Photo: Suzanne Kantak
Telegraph key (c. 1912):  Even as a young man, David Sarnoff capitalized on every opportunity. A skilled telegraph operator, he was assigned in 1912 to manage Marconi’s Wireless Telegraph Co.’s station at the Wanamaker department store in New York City. On the evening of 14 April 1912, the grand ocean liner RMS Titanic struck an iceberg and began transmitting distress signals. Sarnoff came on duty soon after and stayed at his post for three straight days, using this telegraph key to contact rescue ships and compile the names of survivors. He later referred to the incident as a turning point in his career, noting that “the Titanic disaster brought radio to the front, and incidentally me.”

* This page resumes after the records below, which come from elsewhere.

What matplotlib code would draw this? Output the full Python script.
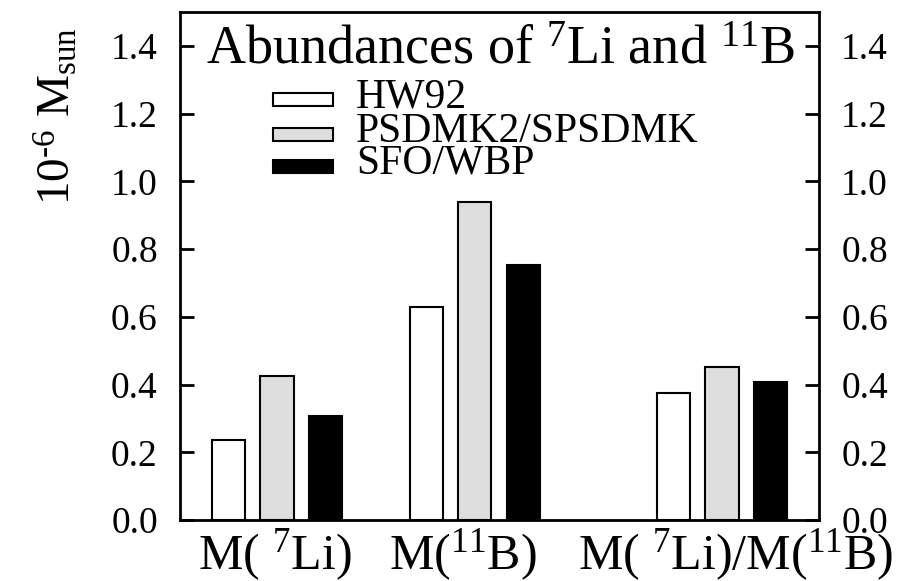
import numpy as np
import matplotlib
matplotlib.use("Agg")
import matplotlib.pyplot as plt
from matplotlib.patches import Rectangle
from matplotlib.transforms import blended_transform_factory

plt.rcParams['font.family'] = ['Liberation Serif', 'DejaVu Serif']
plt.rcParams['mathtext.fontset'] = 'custom'
plt.rcParams['mathtext.rm'] = 'Liberation Serif'
plt.rcParams['mathtext.it'] = 'Liberation Serif:italic'
plt.rcParams['mathtext.bf'] = 'Liberation Serif:bold'
plt.rcParams['mathtext.default'] = 'regular'

# ---- data ----
categories = ['M( $^{7}$Li)', 'M($^{11}$B)', 'M( $^{7}$Li)/M($^{11}$B)']
series_names = ['HW92', 'PSDMK2/SPSDMK', 'SFO/WBP']
hw92 = [0.235, 0.628, 0.375]
psdmk = [0.424, 0.940, 0.452]
sfo = [0.308, 0.753, 0.407]
yticks = [0.0, 0.2, 0.4, 0.6, 0.8, 1.0, 1.2, 1.4]
ytick_labels = ['0.0', '0.2', '0.4', '0.6', '0.8', '1.0', '1.2', '1.4']

series = [hw92, psdmk, sfo]
facecolors = ['white', '#dddddd', 'black']

fig = plt.figure(figsize=(9.2, 5.81), dpi=100)
W, H = 920, 581
ax_l, ax_r, ax_t, ax_b = 180, 819, 12, 520
ax = fig.add_axes([ax_l / W, (H - ax_b) / H, (ax_r - ax_l) / W, (ax_b - ax_t) / H])

group_x = np.array([1.0, 2.0, 3.25])
bar_w = 0.168
offset = 0.246
for i, (vals, fc, name) in enumerate(zip(series, facecolors, series_names)):
    ax.bar(group_x + (i - 1) * offset, vals, width=bar_w, color=fc,
           edgecolor='black', linewidth=1.5, label=name, zorder=2)

ax.set_xlim(0.509, 3.74)
ax.set_ylim(0, 1.5)
ax.set_yticks(yticks)
ax.set_yticklabels(ytick_labels)
ax.set_xticks([])
ax.tick_params(axis='y', direction='in', length=10, width=2, labelsize=27,
               pad=16, left=True, right=True, labelleft=True, labelright=True)
for s in ax.spines.values():
    s.set_linewidth(2)

def axx(px):
    return (px - ax_l) / (ax_r - ax_l)

def axy(py):
    return (ax_b - py) / (ax_b - ax_t)

# title inside the axes
ax.text(axx(500), axy(63), 'Abundances of $^{7}$Li and $^{11}$B', transform=ax.transAxes,
        ha='center', va='baseline', fontsize=39)

# manual legend
row_centers = [99, 134, 166]
for name, fc, yc in zip(series_names, facecolors, row_centers):
    ax.add_patch(Rectangle((axx(273), axy(yc + 6.5)), axx(333) - axx(273),
                           axy(yc - 6.5) - axy(yc + 6.5), transform=ax.transAxes,
                           facecolor=fc, edgecolor='black', linewidth=1.5, zorder=3))
    ax.text(axx(356), axy(yc + 8), name, transform=ax.transAxes, ha='left',
            va='baseline', fontsize=30)

# category labels below the axes
trans = blended_transform_factory(ax.transData, ax.transAxes)
label_x = [0.99, 1.937, 3.319]
for lx, lab in zip(label_x, categories):
    ax.text(lx, axy(569), lab, transform=trans, ha='center', va='baseline',
            fontsize=36, clip_on=False)

# y label
ax.text(axx(57), axy(116), '10$^{\u2010 6}$ M$_{sun}$', transform=ax.transAxes, rotation=90,
        ha='center', va='center', fontsize=34)

fig.savefig('out.png', dpi=100)
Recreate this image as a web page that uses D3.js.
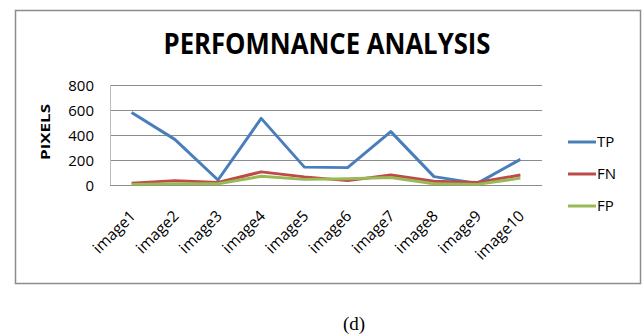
<!DOCTYPE html>
<html><head><meta charset="utf-8">
<script src="https://cdn.jsdelivr.net/npm/d3@7/dist/d3.min.js"></script>
<style>body{margin:0;background:#fff}svg{display:block}</style>
</head><body>
<script>
const categories = ["image1","image2","image3","image4","image5","image6","image7","image8","image9","image10"];
const tpValues = [580, 365, 40, 533, 143, 139, 427, 67, 13, 205];
const fnValues = [15, 35, 20, 105, 65, 35, 80, 30, 20, 80];
const fpValues = [5, 10, 10, 70, 45, 50, 60, 10, 5, 55];
const yTicks = [0, 200, 400, 600, 800];
const seriesNames = ["TP", "FN", "FP"];
const seriesColors = ["#4A7EBB", "#BE4B48", "#98B954"];
const series = [tpValues, fnValues, fpValues];

const W = 643, H = 336;
const svg = d3.select("body").append("svg").attr("width", W).attr("height", H);
const font = "'Open Sans', 'DejaVu Sans Condensed', sans-serif";

svg.append("rect").attr("x", 15.5).attr("y", 10.5).attr("width", 625).attr("height", 273)
  .attr("fill", "#fff").attr("stroke", "#8c8c8c").attr("stroke-width", 1.5);

svg.append("text").attr("x", 327).attr("y", 54).attr("text-anchor", "middle")
  .attr("font-family", font).attr("font-weight", "bold").attr("font-size", 28)
  .attr("textLength", 327).attr("lengthAdjust", "spacingAndGlyphs")
  .text("PERFOMNANCE ANALYSIS");

const x = d3.scaleBand().domain(categories).range([110, 542]);
const y = d3.scaleLinear().domain([0, 800]).range([185, 85]);

// gridlines
svg.append("g").selectAll("line").data(yTicks).join("line")
  .attr("x1", 110).attr("x2", 542).attr("y1", d => y(d) + 0.5).attr("y2", d => y(d) + 0.5)
  .attr("stroke", "#8c8c8c").attr("stroke-width", 1);
svg.append("line").attr("x1", 110.5).attr("x2", 110.5).attr("y1", 85).attr("y2", 185)
  .attr("stroke", "#bdbdbd");

// y axis labels
const yAxis = d3.axisLeft(y).tickValues(yTicks).tickSize(0).tickPadding(0);
const ya = svg.append("g").attr("transform", "translate(94,0)").call(yAxis);
ya.select(".domain").remove();
ya.selectAll("text").attr("font-family", font).attr("font-size", 15).attr("fill", "#000")
  .attr("dy", "0.36em");

svg.append("text").attr("transform", "translate(50,132) rotate(-90)")
  .attr("text-anchor", "middle").attr("font-family", font)
  .attr("font-weight", "bold").attr("font-size", 13)
  .attr("textLength", 56).attr("lengthAdjust", "spacingAndGlyphs").text("PIXELS");

// x axis labels
const xAxis = d3.axisBottom(x).tickSize(0).tickPadding(0);
const xa = svg.append("g").attr("transform", "translate(0,185)").call(xAxis);
xa.select(".domain").remove();
xa.selectAll("text").attr("font-family", font).attr("font-size", 15.5).attr("fill", "#000")
  .attr("text-anchor", "end").attr("dy", 0)
  .attr("transform", "translate(5,32) rotate(-45)");

// lines
const line = d3.line().x((d, i) => x(categories[i]) + x.bandwidth() / 2).y(d => y(d));
series.forEach((s, k) => {
  svg.append("path").datum(s).attr("d", line).attr("fill", "none")
    .attr("stroke", seriesColors[k]).attr("stroke-width", 3).attr("stroke-linejoin", "round");
});

// legend
const lg = svg.append("g");
seriesNames.forEach((n, k) => {
  const yy = 142 + k * 32;
  lg.append("line").attr("x1", 568).attr("x2", 596).attr("y1", yy).attr("y2", yy)
    .attr("stroke", seriesColors[k]).attr("stroke-width", 3);
  lg.append("text").attr("x", 597).attr("y", yy).attr("dy", "0.36em")
    .attr("font-family", font).attr("font-size", 15).text(n);
});

svg.append("text").attr("x", 354).attr("y", 330).attr("text-anchor", "middle")
  .attr("font-family", "'Liberation Serif', serif").attr("font-size", 19).text("(d)");
</script>
</body></html>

The history of the Radio Corporation of America is in many ways the history of 20th-century American innovation. From the company’s founding in 1919 to its sale in 1986, the RCA name was synonymous with products that shaped how Americans lived and worked. Long before the rise of Silicon Valley, RCA Laboratories, in Princeton, N.J., was at the center of the nation’s consumer electronics industry, harnessing the creative impulses of thousands of scientists, engineers, and technicians to systematize the invention of new technologies.

In October, a new exhibition highlighting RCA’s rich history opens at the College of New Jersey, in Ewing. It draws from the more than 6000 artifacts that the college inherited after the David Sarnoff Library—RCA’s main technical archive and museum—closed in 2009. (The IEEE Foundation funded a new study center connected to the exhibition.) The installation covers the development of radio, television, and broadcasting, as well as RCA’s work in liquid-crystal displays, electron microscopy, solid-state physics, and computers.